Recently returned from giving a keynote speech at an international conference on the future of SMRs, Tynan argues that a new home grown SMR technology could not only give the UK much-needed security in its energy supply mix, but also drive export-led growth in the UK’s nuclear supply chain, thus boosting economic performance.
Tynan told the conference how SMRs promise lower capital costs, reduced construction risk, and a shorter period before they start generating electricity and income.
"We recently signed a deal with the US-based reactor company NuScale to develop a groundbreaking small modular reactor for the UK market, and are in productive talks along similar lines with a number of other suppliers," said Tynan.
What attracts them to Sheffield is our unrivalled expertise in advanced manufacturing techniques, many of which have been developed in our close collaboration with leading companies in the aerospace industry.
Unlike large-scale reactors, which are chiefly constructed on-site, this new technology would be produced in factories. "This is what excites our potential partners and the government. By harnessing the advanced manufacturing techniques developed here at Sheffield they will be able to drive down production costs and deliver the economies of scale that come from multiple production," Tynan added.
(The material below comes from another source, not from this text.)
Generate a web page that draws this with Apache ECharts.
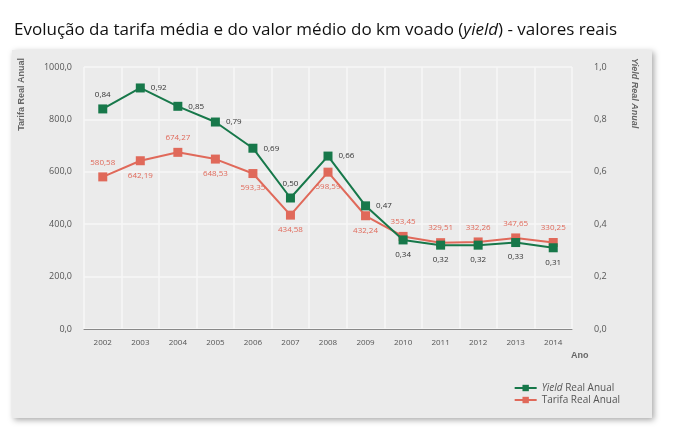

Many of the manufacturing technologies being developed by the Nuclear AMRC – including electron beam welding, diode laser cladding, hot isostatic pressing and large-scale high-precision machining – have the potential to deliver significant productivity savings for SMRs. "We believe the Nuclear AMRC is the only collaborative R&D centre in the world with the capabilities to manufacture key assemblies and components for a full-scale SMR prototype," Tynan added.
He also sees the growing diplomatic friendship between the UK and China, as evidenced by the recent state visit of President Xi Jinping to Britain, as a positive development.
"A number of Chinese firms have been to see us about how we could help them enter the UK market. Chinese companies have been developing nuclear reactors on a large scale and very quickly, and are pushing the boundaries of nuclear new builds, including SMRs. As a partner, they would provide tremendous opportunities for our companies to be involved in nuclear new builds," Tynan says.
"The UK government is entering a further period of feasibility study for small modular reactors, which should conclude in spring 2016. There will hopefully be tremendous opportunities for UK and Chinese companies to be involved, should UK government give the go-ahead for a demonstration SMR in the UK," he added.
An industry-led feasibility study shows that small modular reactors (SMRs) offer the UK the opportunity to regain leadership in low-carbon generation technology and to develop a sustainable energy source.
The report, commissioned by the government, was produced by a consortium of key industry bodies and companies including the Nuclear AMRC, and was led by the National Nuclear Laboratory (NNL). It emphasised the role advanced manufacturing techniques would play in reducing production costs. The Nuclear AMRC’s R&D work with companies large and small is expected to deliver further cost reductions, the report notes.
"Small modular reactor technology has the potential to play a substantial part in the UK’s clean energy future, and also to help boost UK wealth creation by virtue of the significant scope for UK companies to be part of the supply chain for SMR systems," said Paul Howarth, NNL Managing Director.
"The Nuclear AMRC is working with principal SMR technology vendors in support of their drive for a UK SMR and has the technology, expertise and experience to de-risk SMR programmes, support design for manufacturing, develop innovative solutions for SMR manufacture and deliver high value complex components, large and small," said Mike Tynan.